I'm less sure how I might begin to detect and utilize context. It might be possible to detect if you are indoors our out based on GPS signal strength. However, iOS at least has no public API for this. CoreLocation will return horizontal and vertical accuracy which might be a possible route. Using the GPS to calculate speed could be used to make a good guess that you are in a automobile or train. Airplane mode could be used to make a guess about where you are.

Consider Temporal Priority

Audition is a powerful sensory channel that often detects change long before our vision inform us. In most cases it is an extremely attention demanding channel and as designers we must ensure the information communicated by this channel is presently prioritized by the user.

Consider this story which is unfortunately still a bit too common. A few nights ago with my children in bed I retreated to my echoey office just a few feet away from their recently quite bedrooms. I sat down at my computer and for one reason or another I clicked on a link for a site selling music lessons. The site loaded quickly and within seconds guitar riffs screamed from my computer.

I fumbled for the mute key. It took two or three seconds to silence the site. I realized later that I should have simply closed the tab but my heart was racing and I was distracted and annoyed. Angry even. It takes a special design to blow out the bottom of the Likert satisfaction scale.

An explosion of sound at the right time (in this case once I had my headphones plugged in) would have been fine. However, a highly disruptive sound played without knowledge of either my context nor my prioritization profile is a significant violation that lead to an emotional response.

What I'll Try Next:

We've used user studies to establish a baseline for temporal priority. Depending on the application it may also be possible for it to ask users for additional information to establish individual prioritization profiles. Prioritization profiles can consider a number of factors including location, time of day, other simultaneous tasks, and more.

Consider Brand & Emotion

I'll start with another story. Today I arrived at work and began my day as I often do—responding to email. Recently I've been using a Mac application called Sparrow for email. I read, I typed, and then I clicked the bright blue send button. Sparrow drew a breath and my email was sent.

Sparrow's sound design is whimsical, clean, and fully in keeping with the overall aesthetic of the application. But every time Sparrow draws its breath I find myself holding my own for a split second. I feel like the application is subtly reminding me of the tiny bit of anxiety each email represents (Did I spell everything correctly? Will I be understood? Will she say yes? Will the contract be accepted? Did that joke work?).
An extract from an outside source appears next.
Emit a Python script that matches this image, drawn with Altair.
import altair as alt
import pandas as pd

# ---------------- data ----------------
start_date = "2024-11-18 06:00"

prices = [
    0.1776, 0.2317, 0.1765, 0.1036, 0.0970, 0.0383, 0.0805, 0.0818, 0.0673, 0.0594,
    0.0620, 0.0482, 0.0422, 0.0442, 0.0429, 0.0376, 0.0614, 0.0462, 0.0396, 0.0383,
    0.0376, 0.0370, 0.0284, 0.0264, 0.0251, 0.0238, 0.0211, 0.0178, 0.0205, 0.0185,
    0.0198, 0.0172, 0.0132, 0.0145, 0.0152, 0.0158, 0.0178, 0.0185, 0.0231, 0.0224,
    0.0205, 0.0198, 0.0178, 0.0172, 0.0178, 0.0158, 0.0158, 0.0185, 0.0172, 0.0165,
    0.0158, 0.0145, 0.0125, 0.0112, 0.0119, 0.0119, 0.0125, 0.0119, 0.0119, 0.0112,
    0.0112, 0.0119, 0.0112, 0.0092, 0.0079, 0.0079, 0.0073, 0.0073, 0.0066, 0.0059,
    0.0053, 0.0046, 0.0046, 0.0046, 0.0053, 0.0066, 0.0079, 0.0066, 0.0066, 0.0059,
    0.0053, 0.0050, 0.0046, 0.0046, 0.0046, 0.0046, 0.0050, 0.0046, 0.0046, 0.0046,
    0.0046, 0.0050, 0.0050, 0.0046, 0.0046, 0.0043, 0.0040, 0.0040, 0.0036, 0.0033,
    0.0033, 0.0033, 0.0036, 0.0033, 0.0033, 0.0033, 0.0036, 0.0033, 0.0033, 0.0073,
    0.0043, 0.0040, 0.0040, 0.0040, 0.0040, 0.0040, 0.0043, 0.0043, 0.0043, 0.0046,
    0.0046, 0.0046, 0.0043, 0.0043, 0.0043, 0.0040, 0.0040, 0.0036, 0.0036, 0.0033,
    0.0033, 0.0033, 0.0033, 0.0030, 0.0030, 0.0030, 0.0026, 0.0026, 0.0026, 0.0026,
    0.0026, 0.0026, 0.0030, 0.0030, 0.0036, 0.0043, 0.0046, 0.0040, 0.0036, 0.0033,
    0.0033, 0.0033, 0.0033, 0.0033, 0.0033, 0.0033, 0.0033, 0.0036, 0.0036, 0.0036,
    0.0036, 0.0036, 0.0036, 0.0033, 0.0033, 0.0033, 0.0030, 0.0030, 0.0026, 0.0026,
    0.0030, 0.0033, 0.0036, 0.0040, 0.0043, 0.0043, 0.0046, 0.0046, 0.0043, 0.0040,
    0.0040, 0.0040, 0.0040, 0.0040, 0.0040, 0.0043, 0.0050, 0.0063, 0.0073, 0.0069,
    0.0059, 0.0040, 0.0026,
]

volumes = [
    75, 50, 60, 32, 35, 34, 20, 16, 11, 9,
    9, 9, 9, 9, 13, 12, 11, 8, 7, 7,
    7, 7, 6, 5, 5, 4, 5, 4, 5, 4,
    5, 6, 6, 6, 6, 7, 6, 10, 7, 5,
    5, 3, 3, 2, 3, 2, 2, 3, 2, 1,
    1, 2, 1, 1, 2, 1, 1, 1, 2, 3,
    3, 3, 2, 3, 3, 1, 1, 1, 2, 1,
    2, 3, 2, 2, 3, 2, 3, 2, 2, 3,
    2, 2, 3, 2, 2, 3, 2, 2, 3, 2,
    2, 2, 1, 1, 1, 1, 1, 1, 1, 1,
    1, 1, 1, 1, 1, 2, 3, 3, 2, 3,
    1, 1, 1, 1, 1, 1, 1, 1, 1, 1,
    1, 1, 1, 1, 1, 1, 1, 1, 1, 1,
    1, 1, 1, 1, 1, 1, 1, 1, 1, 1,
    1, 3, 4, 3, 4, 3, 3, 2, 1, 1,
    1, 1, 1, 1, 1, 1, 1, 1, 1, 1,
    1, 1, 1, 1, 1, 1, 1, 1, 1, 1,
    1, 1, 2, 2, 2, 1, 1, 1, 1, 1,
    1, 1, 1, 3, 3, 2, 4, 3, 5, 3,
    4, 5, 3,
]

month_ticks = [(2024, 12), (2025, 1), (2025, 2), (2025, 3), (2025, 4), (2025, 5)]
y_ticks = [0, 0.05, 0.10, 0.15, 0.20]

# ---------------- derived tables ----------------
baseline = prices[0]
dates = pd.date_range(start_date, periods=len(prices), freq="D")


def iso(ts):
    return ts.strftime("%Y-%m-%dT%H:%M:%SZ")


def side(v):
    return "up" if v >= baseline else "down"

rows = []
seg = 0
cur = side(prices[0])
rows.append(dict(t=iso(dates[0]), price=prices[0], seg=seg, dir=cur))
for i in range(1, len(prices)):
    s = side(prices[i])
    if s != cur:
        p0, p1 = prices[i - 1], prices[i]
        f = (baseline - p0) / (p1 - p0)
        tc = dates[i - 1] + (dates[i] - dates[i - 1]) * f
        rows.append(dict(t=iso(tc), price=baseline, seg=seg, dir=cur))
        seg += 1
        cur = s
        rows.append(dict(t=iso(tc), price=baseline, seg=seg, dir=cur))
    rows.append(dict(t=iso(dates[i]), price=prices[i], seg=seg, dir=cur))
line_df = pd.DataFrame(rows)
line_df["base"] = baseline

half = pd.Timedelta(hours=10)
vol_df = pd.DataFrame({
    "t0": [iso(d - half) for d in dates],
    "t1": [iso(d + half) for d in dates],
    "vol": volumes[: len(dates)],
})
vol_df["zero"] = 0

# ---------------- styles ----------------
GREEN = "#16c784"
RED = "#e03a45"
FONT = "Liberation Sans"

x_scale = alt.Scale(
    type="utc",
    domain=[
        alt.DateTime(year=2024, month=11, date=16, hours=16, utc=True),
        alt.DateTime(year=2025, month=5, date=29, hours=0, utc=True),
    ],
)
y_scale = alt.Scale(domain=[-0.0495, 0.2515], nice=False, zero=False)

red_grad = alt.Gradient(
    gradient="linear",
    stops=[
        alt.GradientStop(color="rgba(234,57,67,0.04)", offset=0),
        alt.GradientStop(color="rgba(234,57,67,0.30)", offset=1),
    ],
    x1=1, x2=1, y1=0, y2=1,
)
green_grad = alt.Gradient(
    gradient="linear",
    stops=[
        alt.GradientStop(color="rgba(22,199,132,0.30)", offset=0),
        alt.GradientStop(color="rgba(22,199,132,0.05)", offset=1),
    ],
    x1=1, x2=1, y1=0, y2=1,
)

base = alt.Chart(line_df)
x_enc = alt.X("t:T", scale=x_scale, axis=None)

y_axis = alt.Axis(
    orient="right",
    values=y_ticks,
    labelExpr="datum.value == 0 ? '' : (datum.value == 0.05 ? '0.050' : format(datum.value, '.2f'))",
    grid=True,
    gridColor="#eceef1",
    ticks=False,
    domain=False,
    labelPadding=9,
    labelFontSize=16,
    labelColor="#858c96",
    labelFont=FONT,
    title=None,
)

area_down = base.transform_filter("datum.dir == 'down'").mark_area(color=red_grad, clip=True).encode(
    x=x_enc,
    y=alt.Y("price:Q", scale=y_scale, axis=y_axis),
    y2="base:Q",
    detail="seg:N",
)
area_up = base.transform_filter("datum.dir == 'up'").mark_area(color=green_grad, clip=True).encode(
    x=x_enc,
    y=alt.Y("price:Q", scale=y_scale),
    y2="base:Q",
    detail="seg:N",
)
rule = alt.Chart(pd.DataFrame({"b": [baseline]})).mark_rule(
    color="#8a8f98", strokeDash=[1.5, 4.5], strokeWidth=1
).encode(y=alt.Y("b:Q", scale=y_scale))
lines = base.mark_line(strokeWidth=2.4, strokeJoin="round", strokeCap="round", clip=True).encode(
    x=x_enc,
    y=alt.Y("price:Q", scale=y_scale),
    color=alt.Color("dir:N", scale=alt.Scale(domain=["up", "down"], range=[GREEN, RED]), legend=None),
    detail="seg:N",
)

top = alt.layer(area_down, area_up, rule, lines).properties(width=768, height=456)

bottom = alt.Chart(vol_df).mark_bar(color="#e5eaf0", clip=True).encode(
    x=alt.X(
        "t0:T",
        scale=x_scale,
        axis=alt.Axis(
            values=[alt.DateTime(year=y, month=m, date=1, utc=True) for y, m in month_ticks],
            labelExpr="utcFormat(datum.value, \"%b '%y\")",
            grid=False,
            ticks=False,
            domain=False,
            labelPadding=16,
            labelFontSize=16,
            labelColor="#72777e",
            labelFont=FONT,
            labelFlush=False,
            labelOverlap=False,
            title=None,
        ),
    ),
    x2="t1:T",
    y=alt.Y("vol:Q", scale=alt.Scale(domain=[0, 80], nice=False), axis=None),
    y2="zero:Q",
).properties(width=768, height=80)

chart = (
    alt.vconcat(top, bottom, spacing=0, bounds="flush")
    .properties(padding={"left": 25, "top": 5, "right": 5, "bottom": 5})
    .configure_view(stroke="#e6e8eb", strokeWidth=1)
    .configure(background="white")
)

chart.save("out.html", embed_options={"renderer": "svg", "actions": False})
Karin Schrock wrote an amazing article on the emotional impact of music for Scientific American titled, "Why Music Moves Us" (behind a pay wall). In it she describes the work of Steven Pinker, a Harvard University psychologist, who theorized that music hijacks brain systems which evolved for other purposes such as language, emotion and movement.

Music, she proposes, provides a method of communication rooted in emotion rather than meaning. She goes on to reveal the growing evidence that there is indeed a universal (potentially even culturally agnostic) language of music. One experiment she describes was conducted by neuroscientist Tom Fritz of the Max Planck Institute for Human Cognitive and Brain Sciences in Leipzig, Germany. She writes,

"[Fritz] and his colleagues exposed members of the Mafa ethnic group in Cameroon who had never heard Western music to excerpts of classical piano music. The researchers found that the adults who listened to the excerpts consistently identified them as happy, sad or scary just as Western listeners would. Thus, the ability of a song to elicit a particular emotion does not necessarily depend on cultural background."

What I'll Try Next:

A deeper, richer understanding of sound design in our interactive products promises to provide more universal experiences. I will seek out partners with a more thorough education in music theory to better help me apply what is already understood about melody, timbre, harmony, rhythm, tempo and more in these new contexts.

Moving Beyond Alerts

Audition as a sensory channel provides information asynchronously with the user's focus1. Think of a movie sound track. In a well-crafted movie your focus will be on the story but even before the story takes a fateful turn you will already feel fearful, excited, happy, or hopeful. The music will swell or the foley will gain intensity and your emotion will take the lead before your brain has received the plot twist.

Sound within interaction design has often been informed by the fact that a user can control where they look but not what they hear. This coupled with the asynchronous way we process this information leads designers to create "alerts" more than "landscapes". While very effective this misses a lot of possibility2.

What I'll Try Next:

Of all the things I've learned from this project this is the area that excites me the most. I believe this is largely unexplored territory outside of video games and that there are many promising areas for exploration. I've read a bit of Daniel Hug's research but my next step will probably be to make it through the rest of his work.

  1. I gained a number of userful insights on this topic from the paper "Microsounds: An Experimental Investigation of Sound Cues for Interaction" by David Theil, Mary Czerwinski, and Barry Peterson.

  2. Daniel Hug is doing fascinating research in this area which he has documented well including in his 2009 paper "Investigating Narrative and Performative Sound Design Strategies for Interactive Commodities".